Lines containing the string "diagram" are to be collected in full.

[Data items]

========================

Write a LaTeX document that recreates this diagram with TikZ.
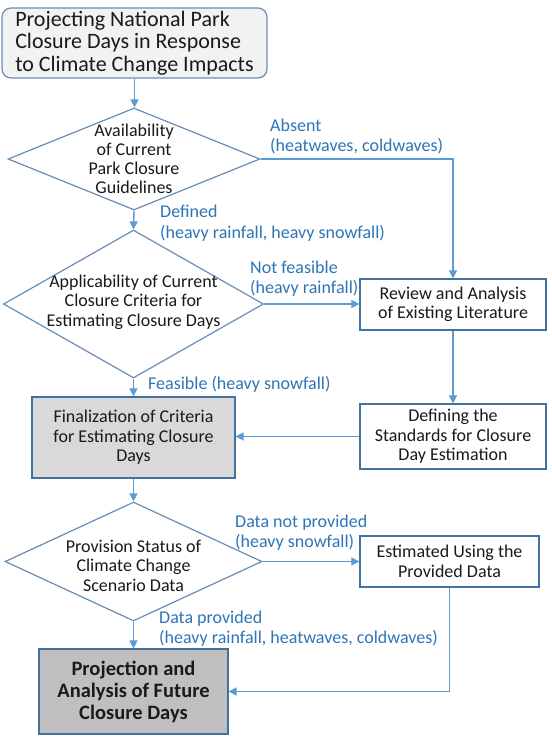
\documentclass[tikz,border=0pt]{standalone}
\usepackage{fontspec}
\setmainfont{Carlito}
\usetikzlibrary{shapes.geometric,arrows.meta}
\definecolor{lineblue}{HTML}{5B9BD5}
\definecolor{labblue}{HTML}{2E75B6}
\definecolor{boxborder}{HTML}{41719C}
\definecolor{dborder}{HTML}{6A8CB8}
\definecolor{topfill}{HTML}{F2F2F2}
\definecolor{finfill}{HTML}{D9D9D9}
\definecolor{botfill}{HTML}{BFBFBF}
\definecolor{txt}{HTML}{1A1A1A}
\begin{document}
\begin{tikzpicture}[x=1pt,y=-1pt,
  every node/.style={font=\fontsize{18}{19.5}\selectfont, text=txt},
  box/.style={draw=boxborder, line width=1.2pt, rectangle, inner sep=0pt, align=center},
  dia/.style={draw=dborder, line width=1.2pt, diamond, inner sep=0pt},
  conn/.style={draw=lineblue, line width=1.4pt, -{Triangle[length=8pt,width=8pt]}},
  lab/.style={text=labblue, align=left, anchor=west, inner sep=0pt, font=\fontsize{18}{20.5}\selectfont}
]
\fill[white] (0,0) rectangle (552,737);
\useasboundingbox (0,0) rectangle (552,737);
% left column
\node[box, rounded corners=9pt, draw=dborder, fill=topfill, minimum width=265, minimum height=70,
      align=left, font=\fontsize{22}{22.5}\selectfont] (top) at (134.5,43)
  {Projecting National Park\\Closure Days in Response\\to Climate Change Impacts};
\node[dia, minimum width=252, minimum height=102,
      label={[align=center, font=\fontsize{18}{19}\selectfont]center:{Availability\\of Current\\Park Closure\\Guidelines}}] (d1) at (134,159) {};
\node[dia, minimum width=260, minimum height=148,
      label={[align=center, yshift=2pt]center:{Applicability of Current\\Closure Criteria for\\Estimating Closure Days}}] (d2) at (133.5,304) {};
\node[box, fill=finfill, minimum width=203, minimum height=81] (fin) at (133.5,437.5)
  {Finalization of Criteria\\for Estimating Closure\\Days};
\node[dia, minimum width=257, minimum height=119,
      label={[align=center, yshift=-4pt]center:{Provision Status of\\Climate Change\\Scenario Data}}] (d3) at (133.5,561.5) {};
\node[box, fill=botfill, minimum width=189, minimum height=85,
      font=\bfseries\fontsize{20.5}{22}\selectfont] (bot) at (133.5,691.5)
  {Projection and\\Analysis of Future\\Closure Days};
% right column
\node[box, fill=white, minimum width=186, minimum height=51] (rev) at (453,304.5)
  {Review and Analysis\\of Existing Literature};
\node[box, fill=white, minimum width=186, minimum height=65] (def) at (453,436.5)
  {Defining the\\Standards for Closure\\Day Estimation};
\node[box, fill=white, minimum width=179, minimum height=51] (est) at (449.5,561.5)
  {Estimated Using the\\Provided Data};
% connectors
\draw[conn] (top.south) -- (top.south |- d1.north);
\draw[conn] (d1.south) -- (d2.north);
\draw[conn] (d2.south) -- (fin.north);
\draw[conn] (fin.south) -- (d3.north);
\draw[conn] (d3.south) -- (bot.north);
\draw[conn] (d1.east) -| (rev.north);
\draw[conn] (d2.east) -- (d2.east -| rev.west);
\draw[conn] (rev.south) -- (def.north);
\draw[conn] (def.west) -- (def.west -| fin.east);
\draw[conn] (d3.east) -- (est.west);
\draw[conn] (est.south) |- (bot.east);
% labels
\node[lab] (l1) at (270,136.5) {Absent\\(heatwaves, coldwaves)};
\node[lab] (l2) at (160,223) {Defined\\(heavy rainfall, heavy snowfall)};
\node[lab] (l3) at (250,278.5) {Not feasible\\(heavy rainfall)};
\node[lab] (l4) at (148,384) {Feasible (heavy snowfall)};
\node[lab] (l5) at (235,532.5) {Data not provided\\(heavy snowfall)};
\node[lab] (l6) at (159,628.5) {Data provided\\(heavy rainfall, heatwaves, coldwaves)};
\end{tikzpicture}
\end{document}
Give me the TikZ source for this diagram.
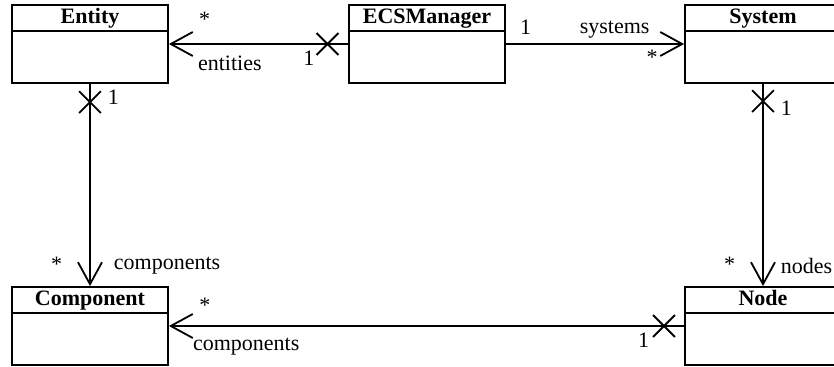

========================

» RESULT OF THE TASK
Write a LaTeX document that recreates this diagram with TikZ.
Give me the TikZ source for this diagram.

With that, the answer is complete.